▶ **Exercise instructions**:
Set down every entry word for word. Omit the pictures.

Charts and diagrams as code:
● ● ●

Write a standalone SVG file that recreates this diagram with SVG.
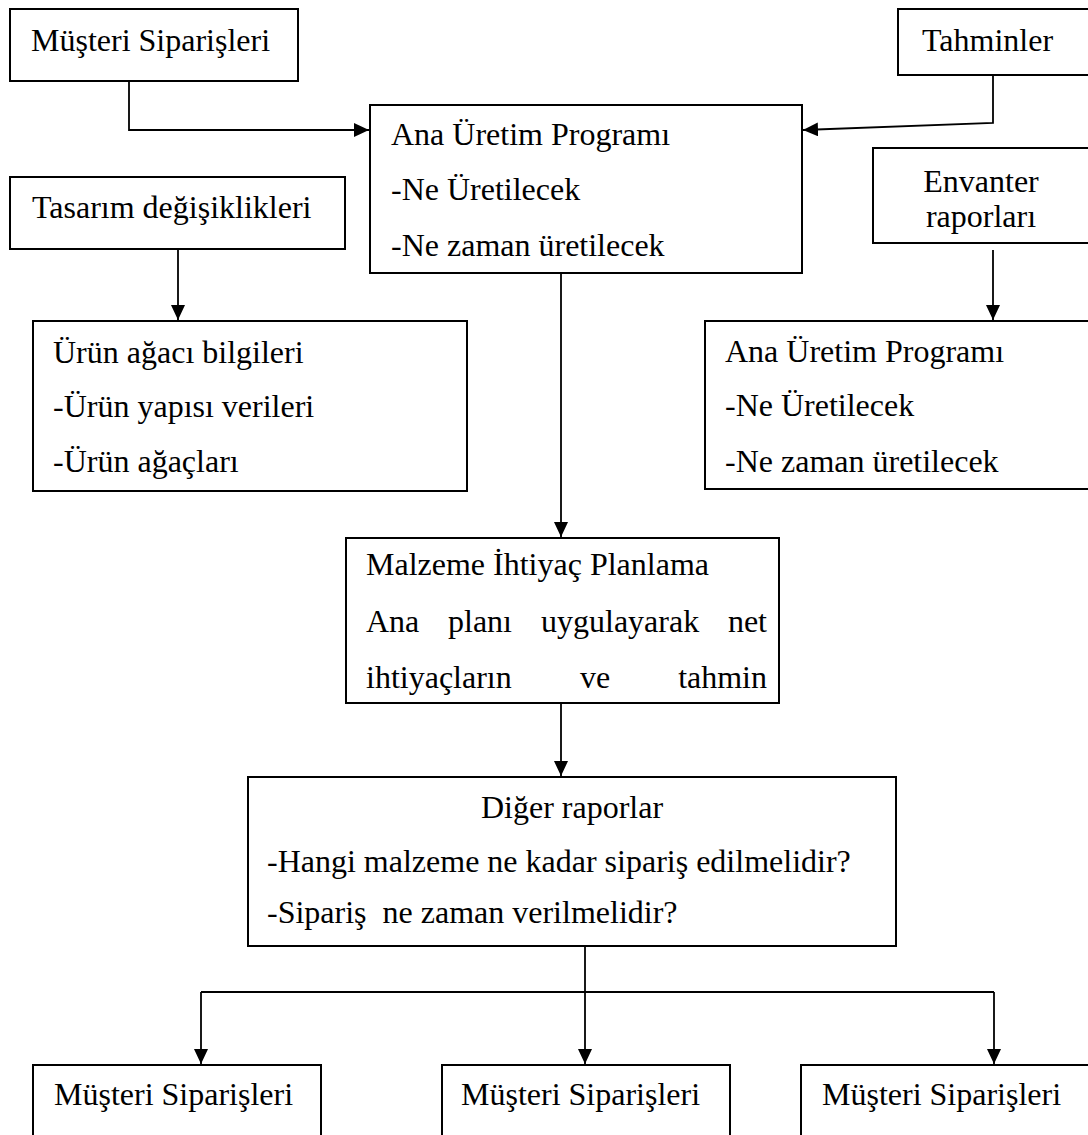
<svg xmlns="http://www.w3.org/2000/svg" width="1088" height="1135" viewBox="0 0 1088 1135">
  <defs>
    <marker id="arrow" markerUnits="userSpaceOnUse" markerWidth="15" markerHeight="14" refX="15" refY="7" orient="auto">
      <path d="M0,0 L15,7 L0,14 Z" fill="#000"/>
    </marker>
    <style>
      .box { fill: #fff; stroke: #000; stroke-width: 2; }
      .t { font-family: "Liberation Serif", "Times New Roman", serif; font-size: 32px; fill: #000; }
      .c { text-anchor: middle; }
      .e { text-anchor: end; }
      .link { fill: none; stroke: #000; stroke-width: 1.8; }
      .arr { marker-end: url(#arrow); }
    </style>
  </defs>

  <rect width="1088" height="1135" fill="#fff"/>

  <!-- connectors -->
  <g id="connectors">
    <polyline class="link arr" points="129,81 129,130 369,130"/>
    <polyline class="link arr" points="993,75 993,123 803,130"/>
    <polyline class="link arr" points="178,249 178,320"/>
    <polyline class="link arr" points="993,250 993,320"/>
    <polyline class="link arr" points="561,273 561,537"/>
    <polyline class="link arr" points="561,703 561,776"/>
    <polyline class="link" points="201,992 994,992"/>
    <polyline class="link arr" points="585,944 585,1064"/>
    <polyline class="link arr" points="201,992 201,1064"/>
    <polyline class="link arr" points="994,992 994,1064"/>
  </g>

  <!-- input: customer orders -->
  <g id="musteri-siparisleri-top">
    <rect class="box" x="10" y="9" width="288" height="72"/>
    <text class="t" x="31" y="51">Müşteri Siparişleri</text>
  </g>

  <!-- input: forecasts -->
  <g id="tahminler">
    <rect class="box" x="898" y="9" width="195" height="66"/>
    <text class="t" x="922" y="51">Tahminler</text>
  </g>

  <!-- master production schedule -->
  <g id="ana-uretim-programi">
    <rect class="box" x="370" y="105" width="432" height="168"/>
    <text class="t" x="391" y="145">Ana Üretim Programı</text>
    <text class="t" x="391" y="200">-Ne Üretilecek</text>
    <text class="t" x="391" y="256">-Ne zaman üretilecek</text>
  </g>

  <!-- design changes -->
  <g id="tasarim-degisiklikleri">
    <rect class="box" x="10" y="177" width="335" height="72"/>
    <text class="t" x="32" y="218">Tasarım değişiklikleri</text>
  </g>

  <!-- inventory reports -->
  <g id="envanter-raporlari">
    <rect class="box" x="873" y="148" width="220" height="95"/>
    <text class="t c" x="981" y="192">Envanter</text>
    <text class="t c" x="981" y="227">raporları</text>
  </g>

  <!-- bill of materials -->
  <g id="urun-agaci-bilgileri">
    <rect class="box" x="33" y="321" width="434" height="170"/>
    <text class="t" x="53" y="363">Ürün ağacı bilgileri</text>
    <text class="t" x="53" y="417">-Ürün yapısı verileri</text>
    <text class="t" x="53" y="472">-Ürün ağaçları</text>
  </g>

  <!-- master production schedule (inventory side) -->
  <g id="ana-uretim-programi-2">
    <rect class="box" x="705" y="321" width="388" height="168"/>
    <text class="t" x="725" y="362">Ana Üretim Programı</text>
    <text class="t" x="725" y="416">-Ne Üretilecek</text>
    <text class="t" x="725" y="472">-Ne zaman üretilecek</text>
  </g>

  <!-- MRP -->
  <g id="malzeme-ihtiyac-planlama">
    <rect class="box" x="346" y="538" width="433" height="165"/>
    <text class="t" x="366" y="575">Malzeme İhtiyaç Planlama</text>
    <text class="t" y="632"><tspan x="366">Ana</tspan><tspan x="448">planı</tspan><tspan x="541">uygulayarak</tspan><tspan class="e" x="767" text-anchor="end">net</tspan></text>
    <text class="t" y="688"><tspan x="366">ihtiyaçların</tspan><tspan x="580">ve</tspan><tspan x="767" text-anchor="end">tahmin</tspan></text>
  </g>

  <!-- other reports -->
  <g id="diger-raporlar">
    <rect class="box" x="248" y="777" width="648" height="169"/>
    <text class="t c" x="572" y="818">Diğer raporlar</text>
    <text class="t" x="267" y="872">-Hangi malzeme ne kadar sipariş edilmelidir?</text>
    <text class="t" x="267" y="923" xml:space="preserve">-Sipariş  ne zaman verilmelidir?</text>
  </g>

  <!-- outputs -->
  <g id="musteri-siparisleri-1">
    <rect class="box" x="33" y="1065" width="288" height="90"/>
    <text class="t" x="54" y="1105">Müşteri Siparişleri</text>
  </g>
  <g id="musteri-siparisleri-2">
    <rect class="box" x="442" y="1065" width="288" height="90"/>
    <text class="t" x="461" y="1105">Müşteri Siparişleri</text>
  </g>
  <g id="musteri-siparisleri-3">
    <rect class="box" x="801" y="1065" width="300" height="90"/>
    <text class="t" x="822" y="1105">Müşteri Siparişleri</text>
  </g>
</svg>
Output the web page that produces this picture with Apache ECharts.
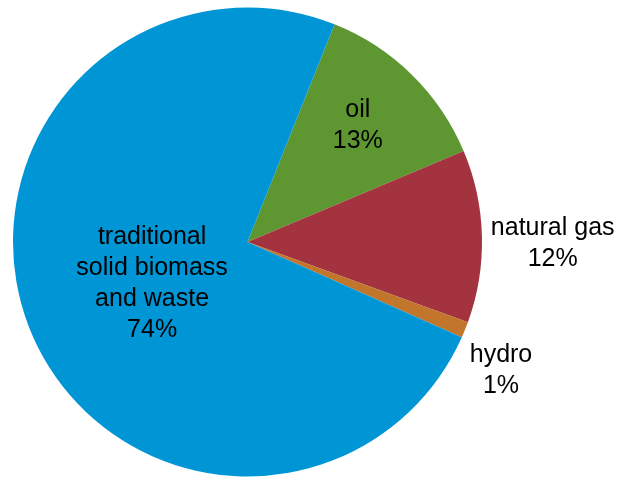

● ● ●

▶ **Reply to the task**:
Write a standalone SVG file that recreates this diagram with SVG.
<svg xmlns="http://www.w3.org/2000/svg" width="1088" height="1135" viewBox="0 0 1088 1135">
  <defs>
    <marker id="arrow" markerUnits="userSpaceOnUse" markerWidth="15" markerHeight="14" refX="15" refY="7" orient="auto">
      <path d="M0,0 L15,7 L0,14 Z" fill="#000"/>
    </marker>
    <style>
      .box { fill: #fff; stroke: #000; stroke-width: 2; }
      .t { font-family: "Liberation Serif", "Times New Roman", serif; font-size: 32px; fill: #000; }
      .c { text-anchor: middle; }
      .e { text-anchor: end; }
      .link { fill: none; stroke: #000; stroke-width: 1.8; }
      .arr { marker-end: url(#arrow); }
    </style>
  </defs>

  <rect width="1088" height="1135" fill="#fff"/>

  <!-- connectors -->
  <g id="connectors">
    <polyline class="link arr" points="129,81 129,130 369,130"/>
    <polyline class="link arr" points="993,75 993,123 803,130"/>
    <polyline class="link arr" points="178,249 178,320"/>
    <polyline class="link arr" points="993,250 993,320"/>
    <polyline class="link arr" points="561,273 561,537"/>
    <polyline class="link arr" points="561,703 561,776"/>
    <polyline class="link" points="201,992 994,992"/>
    <polyline class="link arr" points="585,944 585,1064"/>
    <polyline class="link arr" points="201,992 201,1064"/>
    <polyline class="link arr" points="994,992 994,1064"/>
  </g>

  <!-- input: customer orders -->
  <g id="musteri-siparisleri-top">
    <rect class="box" x="10" y="9" width="288" height="72"/>
    <text class="t" x="31" y="51">Müşteri Siparişleri</text>
  </g>

  <!-- input: forecasts -->
  <g id="tahminler">
    <rect class="box" x="898" y="9" width="195" height="66"/>
    <text class="t" x="922" y="51">Tahminler</text>
  </g>

  <!-- master production schedule -->
  <g id="ana-uretim-programi">
    <rect class="box" x="370" y="105" width="432" height="168"/>
    <text class="t" x="391" y="145">Ana Üretim Programı</text>
    <text class="t" x="391" y="200">-Ne Üretilecek</text>
    <text class="t" x="391" y="256">-Ne zaman üretilecek</text>
  </g>

  <!-- design changes -->
  <g id="tasarim-degisiklikleri">
    <rect class="box" x="10" y="177" width="335" height="72"/>
    <text class="t" x="32" y="218">Tasarım değişiklikleri</text>
  </g>

  <!-- inventory reports -->
  <g id="envanter-raporlari">
    <rect class="box" x="873" y="148" width="220" height="95"/>
    <text class="t c" x="981" y="192">Envanter</text>
    <text class="t c" x="981" y="227">raporları</text>
  </g>

  <!-- bill of materials -->
  <g id="urun-agaci-bilgileri">
    <rect class="box" x="33" y="321" width="434" height="170"/>
    <text class="t" x="53" y="363">Ürün ağacı bilgileri</text>
    <text class="t" x="53" y="417">-Ürün yapısı verileri</text>
    <text class="t" x="53" y="472">-Ürün ağaçları</text>
  </g>

  <!-- master production schedule (inventory side) -->
  <g id="ana-uretim-programi-2">
    <rect class="box" x="705" y="321" width="388" height="168"/>
    <text class="t" x="725" y="362">Ana Üretim Programı</text>
    <text class="t" x="725" y="416">-Ne Üretilecek</text>
    <text class="t" x="725" y="472">-Ne zaman üretilecek</text>
  </g>

  <!-- MRP -->
  <g id="malzeme-ihtiyac-planlama">
    <rect class="box" x="346" y="538" width="433" height="165"/>
    <text class="t" x="366" y="575">Malzeme İhtiyaç Planlama</text>
    <text class="t" y="632"><tspan x="366">Ana</tspan><tspan x="448">planı</tspan><tspan x="541">uygulayarak</tspan><tspan class="e" x="767" text-anchor="end">net</tspan></text>
    <text class="t" y="688"><tspan x="366">ihtiyaçların</tspan><tspan x="580">ve</tspan><tspan x="767" text-anchor="end">tahmin</tspan></text>
  </g>

  <!-- other reports -->
  <g id="diger-raporlar">
    <rect class="box" x="248" y="777" width="648" height="169"/>
    <text class="t c" x="572" y="818">Diğer raporlar</text>
    <text class="t" x="267" y="872">-Hangi malzeme ne kadar sipariş edilmelidir?</text>
    <text class="t" x="267" y="923" xml:space="preserve">-Sipariş  ne zaman verilmelidir?</text>
  </g>

  <!-- outputs -->
  <g id="musteri-siparisleri-1">
    <rect class="box" x="33" y="1065" width="288" height="90"/>
    <text class="t" x="54" y="1105">Müşteri Siparişleri</text>
  </g>
  <g id="musteri-siparisleri-2">
    <rect class="box" x="442" y="1065" width="288" height="90"/>
    <text class="t" x="461" y="1105">Müşteri Siparişleri</text>
  </g>
  <g id="musteri-siparisleri-3">
    <rect class="box" x="801" y="1065" width="300" height="90"/>
    <text class="t" x="822" y="1105">Müşteri Siparişleri</text>
  </g>
</svg>
Output the web page that produces this picture with Apache ECharts.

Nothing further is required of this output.